Work instructions: Copy exactly the lines from the start of the material through the line with "wide] (bw2) at". Pictures stay out of the copy.

Dataset excerpt

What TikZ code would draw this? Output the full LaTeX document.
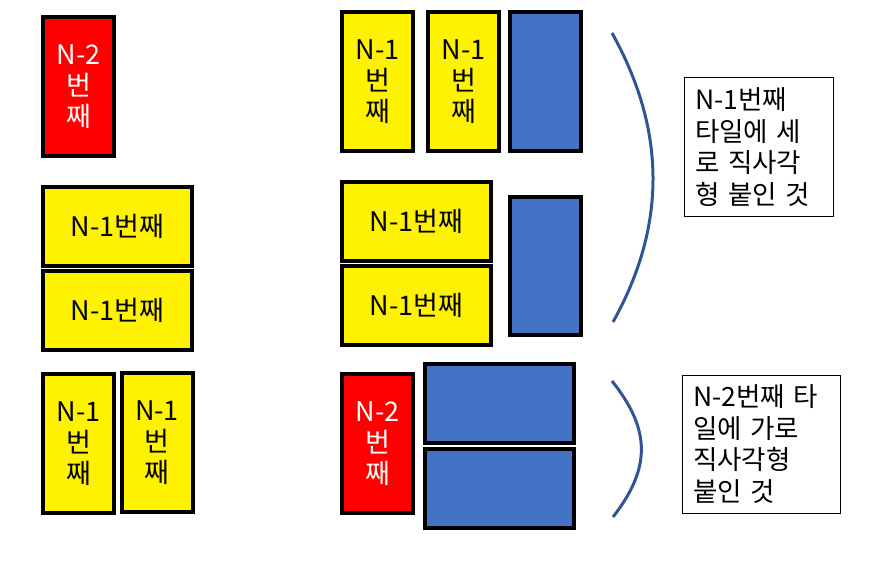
\documentclass[tikz,border=0pt]{standalone}
\usepackage{fontspec}
\newfontfamily\krfont{Noto Sans CJK KR}
\usepackage{xcolor}
\usetikzlibrary{positioning}
\definecolor{tileblue}{HTML}{4472C4}
\definecolor{bracecol}{HTML}{2F5597}

\begin{document}
\begin{tikzpicture}[
    x=1pt, y=-1pt,
    tile/.style={draw=black, line width=4pt, inner sep=0pt, align=center,
                 font=\krfont\fontsize{27}{31}\selectfont},
    tall/.style={minimum width=71pt, minimum height=139pt},
    wide/.style={minimum width=149pt, minimum height=79pt},
    redtile/.style={tile, fill=red, text=white},
    yeltile/.style={tile, fill=yellow},
    bluetile/.style={tile, fill=tileblue},
    note/.style={draw=black, line width=1pt, inner xsep=11pt, inner ysep=0pt,
                 align=left, minimum height=138pt,
                 font=\krfont\fontsize{26.5}{31.5}\selectfont},
    brace/.style={bracecol, line width=3pt},
]
\useasboundingbox (0,0) rectangle (877,588);

% --- left column: the pieces ---
\node[redtile, tall] (red1) at (78.5,86.5) {N-2\\번\\째};
\node[yeltile, wide] (yw1) at (117.5,226.5) {N-1번째};
\node[yeltile, wide] (yw2) at (117.5,310.5) {N-1번째};
\node[yeltile, tall] (yt1) at (78.5,443.5) {N-1\\번\\째};
\node[yeltile, tall] (yt2) at (157,442.5)  {N-1\\번\\째};

% --- middle column: pieces with the added rectangles ---
\node[yeltile, tall]  (yt3) at (377.5,81.5) {N-1\\번\\째};
\node[yeltile, tall]  (yt4) at (463.5,81.5) {N-1\\번\\째};
\node[bluetile, tall] (bt1) at (545.5,81.5) {};
\node[yeltile, wide]  (yw3) at (416.5,221)   {N-1번째};
\node[yeltile, wide]  (yw4) at (416.5,305.5) {N-1번째};
\node[bluetile, tall, minimum height=138pt] (bt2) at (545.5,266) {};
\node[redtile, tall]  (red2) at (377.5,443.5) {N-2\\번\\째};
\node[bluetile, wide] (bw1) at (499.5,403.5) {};
\node[bluetile, wide] (bw2) at (499.5,488.5) {};

% --- braces ---
\coordinate (b1s) at (612,33);
\coordinate (b1e) at (613,322);
\coordinate (b2s) at (612,381);
\coordinate (b2e) at (613,517);
\draw[brace] (b1s) .. controls (666,130) and (667,225) .. (b1e);
\draw[brace] (b2s) .. controls (651,430) and (651,468) .. (b2e);

% --- notes ---
\node[note, text width=127pt] (note1) at (758.5,147)
      {N-1번째\\타일에 세\\로 직사각\\형 붙인 것};
\node[note, text width=136pt] (note2) at (761,444)
      {N-2번째 타\\일에 가로\\직사각형\\붙인 것};
\end{tikzpicture}
\end{document}
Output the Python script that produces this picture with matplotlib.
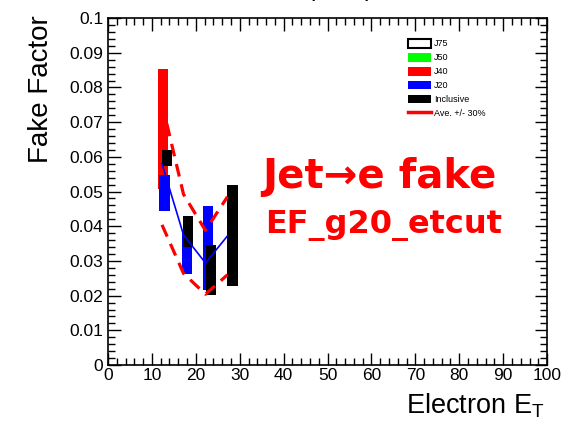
## Fake factor vs electron ET, ROOT-style box plot
import matplotlib
matplotlib.use("Agg")
import matplotlib.pyplot as plt
from matplotlib.patches import Patch
from matplotlib.lines import Line2D
from matplotlib.ticker import MultipleLocator, FixedLocator, FixedFormatter

# J40 boxes
j40_x = [12.55]
j40_lo = [0.0507]
j40_hi = [0.0853]
# J20 boxes
j20_x = [12.85, 18.0, 22.85]
j20_lo = [0.0444, 0.0262, 0.0216]
j20_hi = [0.0548, 0.0380, 0.0458]
# inclusive boxes
inc_x = [13.45, 18.25, 23.45, 28.35]
inc_lo = [0.0573, 0.0340, 0.0202, 0.0228]
inc_hi = [0.0620, 0.0429, 0.0346, 0.0519]
# average and +/- 30% band
ave_x = [12.3, 17.2, 22.2, 27.2]
ave_y = [0.0580, 0.0375, 0.0294, 0.0372]
up_y = [0.0754, 0.0492, 0.0388, 0.0485]
dn_y = [0.0404, 0.0264, 0.0204, 0.0260]

xticks = [0, 10, 20, 30, 40, 50, 60, 70, 80, 90, 100]
yticks = [0, 0.01, 0.02, 0.03, 0.04, 0.05, 0.06, 0.07, 0.08, 0.09, 0.1]
ylabels = ['0', '0.01', '0.02', '0.03', '0.04', '0.05', '0.06', '0.07', '0.08', '0.09', '0.1']

plt.rcParams['font.family'] = ['Liberation Sans', 'DejaVu Sans']

fig = plt.figure(figsize=(5.64, 4.21), dpi=100)
ax = fig.add_axes([0.1915, 0.133, 0.7785, 0.824])

def boxes(x, lo, hi, color, w=2.35):
    ax.bar(x, [h - l for h, l in zip(hi, lo)], bottom=lo, width=w,
           color=color, edgecolor='none', zorder=2)

boxes(j40_x, j40_lo, j40_hi, '#ff0000')
boxes(j20_x, j20_lo, j20_hi, '#0000ff')
boxes(inc_x, inc_lo, inc_hi, '#000000')

ax.plot(ave_x, ave_y, color='#0000ff', lw=1.2, zorder=3)
ax.plot(ave_x, up_y, color='#ff0000', lw=2.3, dashes=(4, 2.5), zorder=4)
ax.plot(ave_x, dn_y, color='#ff0000', lw=2.3, dashes=(4, 2.5), zorder=4)

ax.set_xlim(0, 100)
ax.set_ylim(0, 0.1)
ax.xaxis.set_major_locator(FixedLocator(xticks))
ax.xaxis.set_minor_locator(MultipleLocator(2))
ax.yaxis.set_major_locator(FixedLocator(yticks))
ax.yaxis.set_major_formatter(FixedFormatter(ylabels))
ax.yaxis.set_minor_locator(MultipleLocator(0.002))
ax.tick_params(which='both', direction='in', top=True, right=True, width=1, labelsize=12.5)
ax.tick_params(which='major', length=9)
ax.tick_params(which='minor', length=5)
ax.tick_params(axis='x', pad=2)
for s in ax.spines.values():
    s.set_linewidth(1.2)

ax.set_ylabel('Fake Factor', fontsize=20)
ax.yaxis.set_label_coords(-0.124, 1.008)
ax.yaxis.label.set_ha('right')
fig.text(545 / 564, 1 - 414 / 421, 'Electron E$_\\mathregular{T}$', fontsize=19.5,
         ha='right', va='baseline')
# title, mostly outside the canvas
fig.text(373 / 564, 1 + 4 / 421, 'E$_\\mathregular{T}$ (GeV)', fontsize=18,
         ha='right', va='baseline')

ax.text(35.1, 0.051, 'Jet\u2192e fake', color='#ff0000', fontsize=29,
        fontweight='bold', family='DejaVu Sans')
ax.text(35.8, 0.038, 'EF_g20_etcut', color='#ff0000', fontsize=23,
        fontweight='bold', family='DejaVu Sans')

handles = [
    Patch(facecolor='white', edgecolor='black', lw=1.5, label='J75'),
    Patch(facecolor='#00ff00', edgecolor='none', label='J50'),
    Patch(facecolor='#ff0000', edgecolor='none', label='J40'),
    Patch(facecolor='#0000ff', edgecolor='none', label='J20'),
    Patch(facecolor='#000000', edgecolor='none', label='Inclusive'),
    Line2D([], [], color='#ff0000', lw=2.5, label='Ave. +/- 30%'),
]
ax.legend(handles=handles, loc='upper left', bbox_to_anchor=(0.675, 0.95),
          frameon=False, fontsize=6.5, handlelength=2.55, handleheight=1.1,
          labelspacing=0.5, handletextpad=0.3, borderaxespad=0)

plt.savefig('out.png', dpi=100)
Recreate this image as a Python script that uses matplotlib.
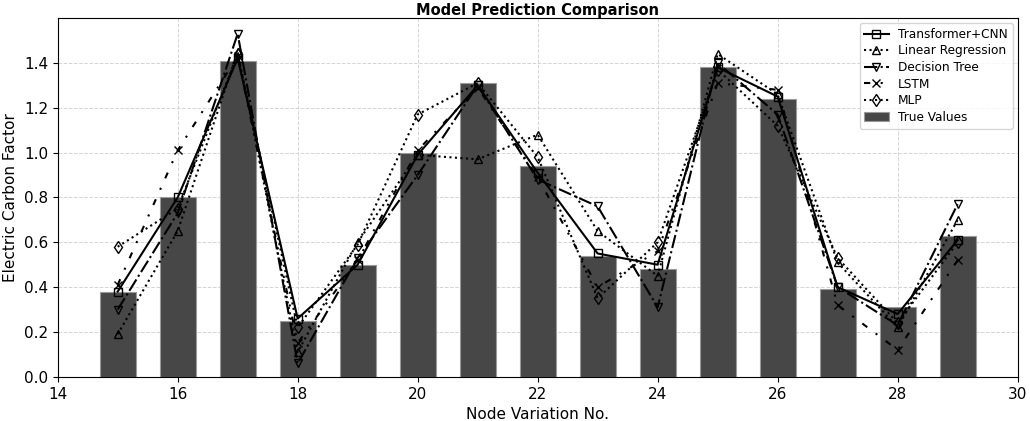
import matplotlib
matplotlib.use("Agg")
import matplotlib.pyplot as plt

nodes = [15, 16, 17, 18, 19, 20, 21, 22, 23, 24, 25, 26, 27, 28, 29]
true_values = [0.38, 0.80, 1.41, 0.25, 0.50, 1.00, 1.31, 0.94, 0.54, 0.48, 1.38, 1.24, 0.39, 0.31, 0.63]
transformer_cnn = [0.38, 0.80, 1.42, 0.26, 0.50, 0.99, 1.30, 0.91, 0.55, 0.50, 1.38, 1.25, 0.40, 0.28, 0.61]
linear_reg = [0.19, 0.65, 1.45, 0.11, 0.60, 0.99, 0.97, 1.08, 0.65, 0.45, 1.44, 1.26, 0.51, 0.22, 0.70]
decision_tree = [0.30, 0.73, 1.53, 0.06, 0.53, 0.90, 1.30, 0.88, 0.76, 0.31, 1.40, 1.17, 0.40, 0.23, 0.77]
lstm = [0.41, 1.01, 1.43, 0.15, 0.52, 1.01, 1.29, 0.89, 0.40, 0.56, 1.31, 1.28, 0.32, 0.12, 0.52]
mlp = [0.58, 0.75, 1.44, 0.22, 0.59, 1.17, 1.31, 0.98, 0.35, 0.60, 1.37, 1.12, 0.53, 0.24, 0.60]

fig, ax = plt.subplots(figsize=(10.3, 4.21), dpi=100)
fig.subplots_adjust(left=0.056, right=0.988, top=0.957, bottom=0.105)

ax.bar(nodes, true_values, width=0.6, color="#474747", edgecolor="#9a9a9a",
       linewidth=0.8, label="True Values", zorder=2)

kw = dict(color="black", markerfacecolor="none", markersize=6, linewidth=1.5, zorder=3)
ax.plot(nodes, transformer_cnn, linestyle="-", marker="s", label="Transformer+CNN", **kw)
ax.plot(nodes, linear_reg, linestyle=":", marker="^", label="Linear Regression", **kw)
ax.plot(nodes, decision_tree, linestyle="-.", marker="v", label="Decision Tree", **kw)
ax.plot(nodes, lstm, linestyle=(0, (3, 5, 1, 5)), marker="x", label="LSTM", **kw)
ax.plot(nodes, mlp, linestyle=":", marker="d", label="MLP", **kw)

ax.set_xlim(14, 30)
ax.set_ylim(0, 1.6)
ax.set_yticks([0.0, 0.2, 0.4, 0.6, 0.8, 1.0, 1.2, 1.4])
ax.tick_params(labelsize=11)
ax.set_xlabel("Node Variation No.", fontsize=11)
ax.set_ylabel("Electric Carbon Factor", fontsize=11)
ax.set_title("Model Prediction Comparison", fontsize=10.5, fontweight="bold", pad=2)
ax.grid(True, linestyle="--", color="#d5d5d5", linewidth=0.7, zorder=0)
ax.set_axisbelow(True)
ax.legend(loc="upper right", fontsize=8.7, labelspacing=0.3, borderaxespad=0.4)

plt.savefig("out.png")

Reply:
What TikZ code would draw this? Output the full LaTeX document.
\documentclass[tikz,border=0pt]{standalone}
\usepackage{fontspec}
\newfontfamily\krfont{Noto Sans CJK KR}
\usepackage{xcolor}
\usetikzlibrary{positioning}
\definecolor{tileblue}{HTML}{4472C4}
\definecolor{bracecol}{HTML}{2F5597}

\begin{document}
\begin{tikzpicture}[
    x=1pt, y=-1pt,
    tile/.style={draw=black, line width=4pt, inner sep=0pt, align=center,
                 font=\krfont\fontsize{27}{31}\selectfont},
    tall/.style={minimum width=71pt, minimum height=139pt},
    wide/.style={minimum width=149pt, minimum height=79pt},
    redtile/.style={tile, fill=red, text=white},
    yeltile/.style={tile, fill=yellow},
    bluetile/.style={tile, fill=tileblue},
    note/.style={draw=black, line width=1pt, inner xsep=11pt, inner ysep=0pt,
                 align=left, minimum height=138pt,
                 font=\krfont\fontsize{26.5}{31.5}\selectfont},
    brace/.style={bracecol, line width=3pt},
]
\useasboundingbox (0,0) rectangle (877,588);

% --- left column: the pieces ---
\node[redtile, tall] (red1) at (78.5,86.5) {N-2\\번\\째};
\node[yeltile, wide] (yw1) at (117.5,226.5) {N-1번째};
\node[yeltile, wide] (yw2) at (117.5,310.5) {N-1번째};
\node[yeltile, tall] (yt1) at (78.5,443.5) {N-1\\번\\째};
\node[yeltile, tall] (yt2) at (157,442.5)  {N-1\\번\\째};

% --- middle column: pieces with the added rectangles ---
\node[yeltile, tall]  (yt3) at (377.5,81.5) {N-1\\번\\째};
\node[yeltile, tall]  (yt4) at (463.5,81.5) {N-1\\번\\째};
\node[bluetile, tall] (bt1) at (545.5,81.5) {};
\node[yeltile, wide]  (yw3) at (416.5,221)   {N-1번째};
\node[yeltile, wide]  (yw4) at (416.5,305.5) {N-1번째};
\node[bluetile, tall, minimum height=138pt] (bt2) at (545.5,266) {};
\node[redtile, tall]  (red2) at (377.5,443.5) {N-2\\번\\째};
\node[bluetile, wide] (bw1) at (499.5,403.5) {};
\node[bluetile, wide] (bw2) at (499.5,488.5) {};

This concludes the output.